Among the generic office blocks is the futuristic Umeda Sky Building, whose 173-meter-high twin towers are connected by a floating garden observatory. First, head down into the basement to Takimi Koji, an elaborate recreation of Osaka alleyways in the 1920s. There’s a good selection of restaurants, such as Tempura Naniwa Hyouten, serving traditional tempura dishes. After dinner head up to the garden observatory and view the bright lights of the city.
On Sundays you’ll see many Japanese families out exploring the local parks and attractions. A cheap and relaxing option is to head first to Osaka Castle. The “indestructible” castle was built by Shogun Toyotomi Hideyoshi, but repeatedly destroyed by war and lightning. The latest concrete incarnation was constructed in 1931 and managed to survive WWII. The surrounding gardens are particularly impressive when the plum blossoms appear in March and when the cherry trees bloom in early April.
Families will enjoy a day at Universal Studios Japan, located near the bay. The T-Rex and the Terminator were once the stars of the park, but now Harry Potter reigns supreme. There are also a few attractions you’ll see only in Japan; most of these are based on manga such as Dragonball and Yo-kai Watch.
Another option is to visit the Tempozan Harbor Village, which has a range of kid-friendly attractions. The Osaka Kaiyukan Aquarium is themed around the Pacific Ocean’s geologically active “ring of fire.” Visitors first encounter sea otters playing on the ocean's surface and are then taken deeper to the giant crabs that dwell on the sandy bottom. Beside the aquarium is the Tempozan Ferris Wheel, which was once the world’s largest. For many, a highlight to an Osaka visit is a harbor cruise in a double-scale reproduction of the Santa Maria, which takes passengers on 45-minute cruises during the day and a 90-minute evening cruise that departs at 7 pm.
Where to Stay
The Intercontinental Osaka is a deluxe modern hotel with an unbeatable location and great views from the top floors. If you’re on a budget, the more simple Hearton Hotel is a short walk from the Shin-sai-bashi subway stop and the Mido-suji and Shin-sai-bashi shopping streets.
When to Go
Avoid the Japanese national holidays of New Year, Golden Week (early May), and Obon (mid-August). At these times the prices for flights and accommodations are expensive and most attractions are crowded.

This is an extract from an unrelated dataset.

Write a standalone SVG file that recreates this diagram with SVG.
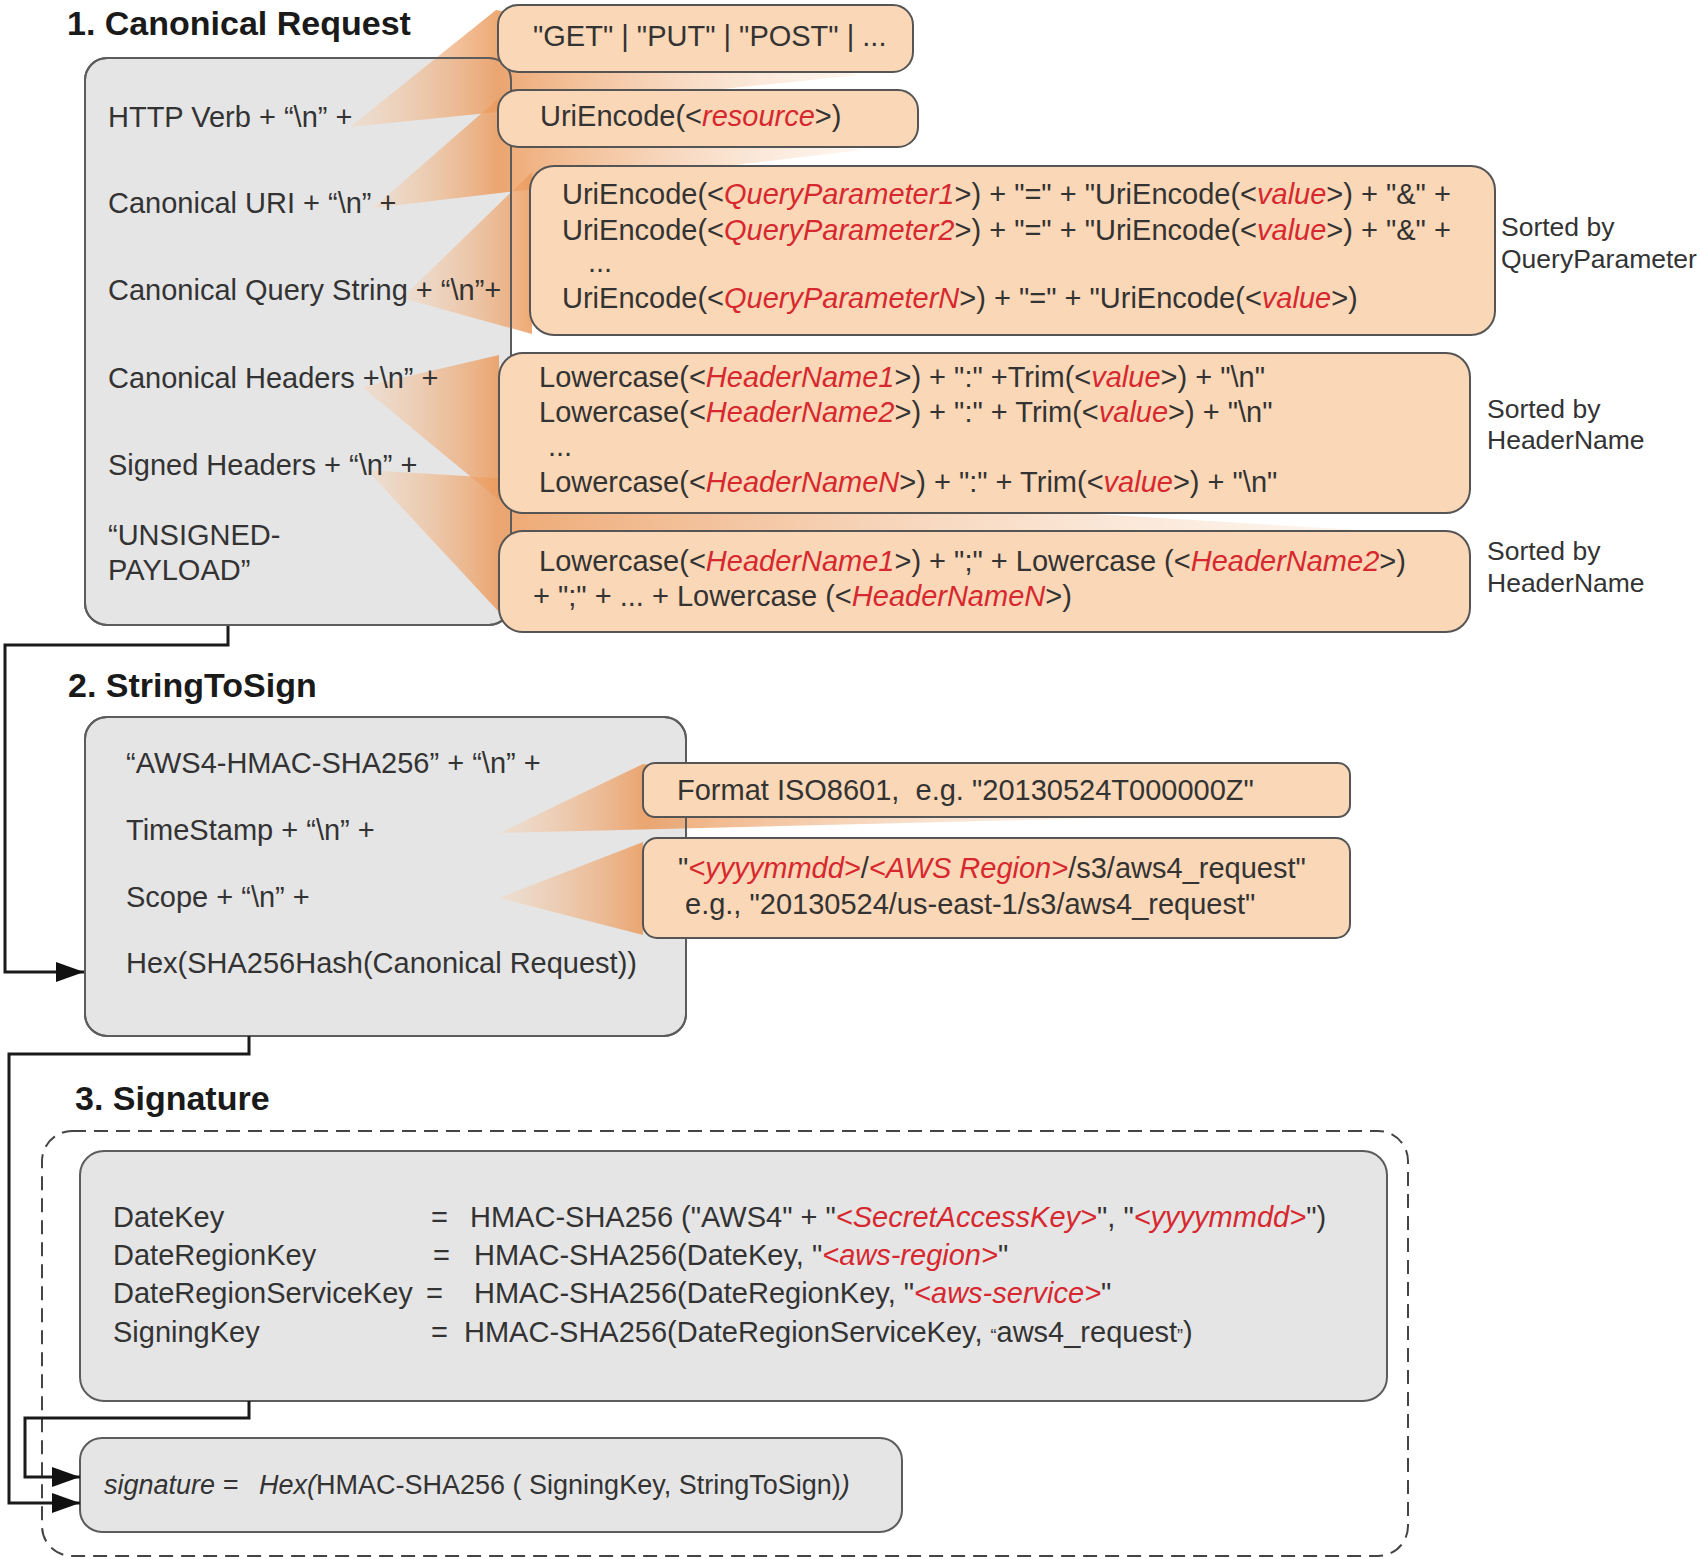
<svg xmlns="http://www.w3.org/2000/svg" width="1700" height="1559" viewBox="0 0 1700 1559">
<defs>
<style>
text{font-family:"Liberation Sans",Arial,sans-serif;font-size:29px;fill:#333333}
.title{font-weight:bold;font-size:34px;fill:#1a1a1a}
.v{fill:#d7282f;font-style:italic}
.note{font-size:26.5px}
.sig{font-size:27px}
.gray{fill:#e5e5e5;stroke:#5c5c5c;stroke-width:2}
.grayb{fill:none;stroke:#5c5c5c;stroke-width:2}
.org{fill:#fad7b6;stroke:#555555;stroke-width:2}
.conn{fill:none;stroke:#1a1a1a;stroke-width:3}
</style>
<marker id="ah" markerUnits="userSpaceOnUse" markerWidth="30" markerHeight="20" refX="28" refY="10" orient="auto">
<path d="M0,0 L28,10 L0,20 z" fill="#111"/>
</marker>
<linearGradient id="gA" gradientUnits="userSpaceOnUse" x1="350" y1="0" x2="860" y2="0"><stop offset="0" stop-color="#f5d6bb" stop-opacity="0.45"/><stop offset="0.29" stop-color="#eb9a5c" stop-opacity="0.85"/><stop offset="1" stop-color="#fbe6d3" stop-opacity="0.35"/></linearGradient>
<linearGradient id="gB" gradientUnits="userSpaceOnUse" x1="373" y1="0" x2="861" y2="0"><stop offset="0" stop-color="#f5d6bb" stop-opacity="0.45"/><stop offset="0.258" stop-color="#eb9a5c" stop-opacity="0.85"/><stop offset="1" stop-color="#fbe6d3" stop-opacity="0.35"/></linearGradient>
<linearGradient id="gC" gradientUnits="userSpaceOnUse" x1="402" y1="0" x2="532" y2="0"><stop offset="0" stop-color="#f5d6bb" stop-opacity="0.45"/><stop offset="1" stop-color="#eb9a5c" stop-opacity="0.85"/></linearGradient>
<linearGradient id="gD" gradientUnits="userSpaceOnUse" x1="362" y1="0" x2="499" y2="0"><stop offset="0" stop-color="#f5d6bb" stop-opacity="0.45"/><stop offset="1" stop-color="#eb9a5c" stop-opacity="0.85"/></linearGradient>
<linearGradient id="gE" gradientUnits="userSpaceOnUse" x1="367" y1="0" x2="1375" y2="0"><stop offset="0" stop-color="#f5d6bb" stop-opacity="0.45"/><stop offset="0.13" stop-color="#eb9a5c" stop-opacity="0.85"/><stop offset="1" stop-color="#fbe6d3" stop-opacity="0.35"/></linearGradient>
<linearGradient id="gF" gradientUnits="userSpaceOnUse" x1="499" y1="0" x2="1110" y2="0"><stop offset="0" stop-color="#f5d6bb" stop-opacity="0.45"/><stop offset="0.236" stop-color="#eb9a5c" stop-opacity="0.85"/><stop offset="1" stop-color="#fbe6d3" stop-opacity="0.35"/></linearGradient>
<linearGradient id="gG" gradientUnits="userSpaceOnUse" x1="499" y1="0" x2="643" y2="0"><stop offset="0" stop-color="#f5d6bb" stop-opacity="0.45"/><stop offset="1" stop-color="#eb9a5c" stop-opacity="0.85"/></linearGradient>
</defs>
<rect width="1700" height="1559" fill="#ffffff"/>

<!-- Section titles -->
<text class="title" x="67" y="35">1. Canonical Request</text>
<text class="title" x="68" y="697">2. StringToSign</text>
<text class="title" x="75" y="1110">3. Signature</text>

<!-- gray box backgrounds -->
<rect class="gray" x="85" y="58" width="426" height="567" rx="22"/>
<rect class="gray" x="85" y="717" width="601" height="319" rx="22"/>

<!-- callout wedges -->
<g id="callouts">
<polygon points="350,127 496,10 860,75" fill="url(#gA)"/>
<polygon points="373,208 499,98 861,150" fill="url(#gB)"/>
<polygon points="402,298 532,172 532,334" fill="url(#gC)"/>
<polygon points="362,387 499,355 499,500" fill="url(#gD)"/>
<polygon points="367,470 1375,531 499,612" fill="url(#gE)"/>
<polygon points="499,833 643,764 1110,818" fill="url(#gF)"/>
<polygon points="499,898 643,842 643,935" fill="url(#gG)"/>
</g>

<g id="canonical-request">
<rect class="grayb" x="85" y="58" width="426" height="567" rx="22"/>
<text x="108" y="127">HTTP Verb + “\n” +</text>
<text x="108" y="213">Canonical URI + “\n” +</text>
<text x="108" y="300">Canonical Query String + “\n”+</text>
<text x="108" y="388">Canonical Headers +\n” +</text>
<text x="108" y="475">Signed Headers + “\n” +</text>
<text x="108" y="545">“UNSIGNED-</text>
<text x="108" y="580">PAYLOAD”</text>
</g>

<g id="string-to-sign">
<rect class="grayb" x="85" y="717" width="601" height="319" rx="22"/>
<text x="126" y="773">“AWS4-HMAC-SHA256” + “\n” +</text>
<text x="126" y="840">TimeStamp + “\n” +</text>
<text x="126" y="907">Scope + “\n” +</text>
<text x="126" y="973">Hex(SHA256Hash(Canonical Request))</text>
</g>

<g id="verb">
<rect class="org" x="498" y="5" width="415" height="67" rx="20"/>
<text x="533" y="46">"GET" | "PUT" | "POST" | ...</text>
</g>
<g id="uri">
<rect class="org" x="498" y="90" width="420" height="57" rx="20"/>
<text x="540" y="126">UriEncode(&lt;<tspan class="v">resource</tspan>&gt;)</text>
</g>
<g id="query">
<rect class="org" x="530" y="166" width="965" height="169" rx="24"/>
<text x="562" y="204">UriEncode(&lt;<tspan class="v">QueryParameter1</tspan>&gt;) + "=" + "UriEncode(&lt;<tspan class="v">value</tspan>&gt;) + "&amp;" +</text>
<text x="562" y="240">UriEncode(&lt;<tspan class="v">QueryParameter2</tspan>&gt;) + "=" + "UriEncode(&lt;<tspan class="v">value</tspan>&gt;) + "&amp;" +</text>
<text x="588" y="272">...</text>
<text x="562" y="308">UriEncode(&lt;<tspan class="v">QueryParameterN</tspan>&gt;) + "=" + "UriEncode(&lt;<tspan class="v">value</tspan>&gt;)</text>
</g>
<g id="query-note">
<text class="note" x="1501" y="236">Sorted by</text>
<text class="note" x="1501" y="268">QueryParameter</text>
</g>
<g id="headers">
<rect class="org" x="499" y="353" width="971" height="160" rx="24"/>
<text x="539" y="387">Lowercase(&lt;<tspan class="v">HeaderName1</tspan>&gt;) + ":" +Trim(&lt;<tspan class="v">value</tspan>&gt;) + "\n"</text>
<text x="539" y="422">Lowercase(&lt;<tspan class="v">HeaderName2</tspan>&gt;) + ":" + Trim(&lt;<tspan class="v">value</tspan>&gt;) + "\n"</text>
<text x="548" y="456">...</text>
<text x="539" y="492">Lowercase(&lt;<tspan class="v">HeaderNameN</tspan>&gt;) + ":" + Trim(&lt;<tspan class="v">value</tspan>&gt;) + "\n"</text>
</g>
<g id="headers-note">
<text class="note" x="1487" y="418">Sorted by</text>
<text class="note" x="1487" y="449">HeaderName</text>
</g>
<g id="signed-headers">
<rect class="org" x="499" y="531" width="971" height="101" rx="24"/>
<text x="539" y="571">Lowercase(&lt;<tspan class="v">HeaderName1</tspan>&gt;) + ";" + Lowercase (&lt;<tspan class="v">HeaderName2</tspan>&gt;)</text>
<text x="533" y="606">+ ";" + ... + Lowercase (&lt;<tspan class="v">HeaderNameN</tspan>&gt;)</text>
</g>
<g id="signed-note">
<text class="note" x="1487" y="560">Sorted by</text>
<text class="note" x="1487" y="592">HeaderName</text>
</g>

<g id="timestamp">
<rect class="org" x="643" y="763" width="707" height="54" rx="12"/>
<text x="677" y="800">Format ISO8601,&#160; e.g. "20130524T000000Z"</text>
</g>
<g id="scope">
<rect class="org" x="643" y="838" width="707" height="100" rx="14"/>
<text x="678" y="878">"<tspan class="v">&lt;yyyymmdd&gt;</tspan>/<tspan class="v">&lt;AWS Region&gt;</tspan>/s3/aws4_request"</text>
<text x="685" y="914">e.g., "20130524/us-east-1/s3/aws4_request"</text>
</g>

<!-- Signature -->
<rect id="signature-group" x="42" y="1131" width="1366" height="425" rx="30" fill="none" stroke="#444" stroke-width="2" stroke-dasharray="14 8"/>
<g id="signing-key">
<rect class="gray" x="80" y="1151" width="1307" height="250" rx="24"/>
<text x="113" y="1227">DateKey</text>
<text x="431" y="1227">=</text>
<text x="470" y="1227">HMAC-SHA256 ("AWS4" + "<tspan class="v">&lt;SecretAccessKey&gt;</tspan>", "<tspan class="v">&lt;yyyymmdd&gt;</tspan>")</text>
<text x="113" y="1265">DateRegionKey</text>
<text x="433" y="1265">=</text>
<text x="474" y="1265">HMAC-SHA256(DateKey, "<tspan class="v">&lt;aws-region&gt;</tspan>"</text>
<text x="113" y="1303">DateRegionServiceKey</text>
<text x="426" y="1303">=</text>
<text x="474" y="1303">HMAC-SHA256(DateRegionKey, "<tspan class="v">&lt;aws-service&gt;</tspan>"</text>
<text x="113" y="1342">SigningKey</text>
<text x="431" y="1342">=</text>
<text x="464" y="1342">HMAC-SHA256(DateRegionServiceKey, <tspan font-size="18">“</tspan>aws4_request<tspan font-size="18">”</tspan>)</text>
</g>
<g id="signature">
<rect class="gray" x="80" y="1438" width="822" height="94" rx="22"/>
<text class="sig" x="104" y="1494"><tspan font-style="italic">signature =</tspan></text>
<text class="sig" x="259" y="1494"><tspan font-style="italic">Hex(</tspan>HMAC-SHA256 ( SigningKey, StringToSign)<tspan font-style="italic">)</tspan></text>
</g>

<g id="connectors">
<path class="conn" d="M228,626 V645 H5 V972 H84" marker-end="url(#ah)"/>
<path class="conn" d="M249,1036 V1054 H9 V1503 H80" marker-end="url(#ah)"/>
<path class="conn" d="M249,1401 V1418 H25 V1477 H80" marker-end="url(#ah)"/>
</g>
</svg>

Cherry blossom season is around the first week or ten days of April. It’s easy to reach famous cherry blossom spots in Kyoto and Nara if based in Osaka.
Getting Here and Around
International and some domestic flights land at Kansai International Airport. Trains connect the airport to Namba (40 minutes on the Nankai Rapi:t) and Osaka Station (71 minutes with Japan Rail).
Most domestic flights arrive at the more central Itami Airport. Limousine buses take about 25–30 minutes to reach Umeda, Namba, or Shin-Osaka. Itami is also on the Osaka monorail, which connects with the city's subway system.
The subway is the best way to get around the city from 5 am to midnight. Purchase individual tickets at the machines or get a one-day pass.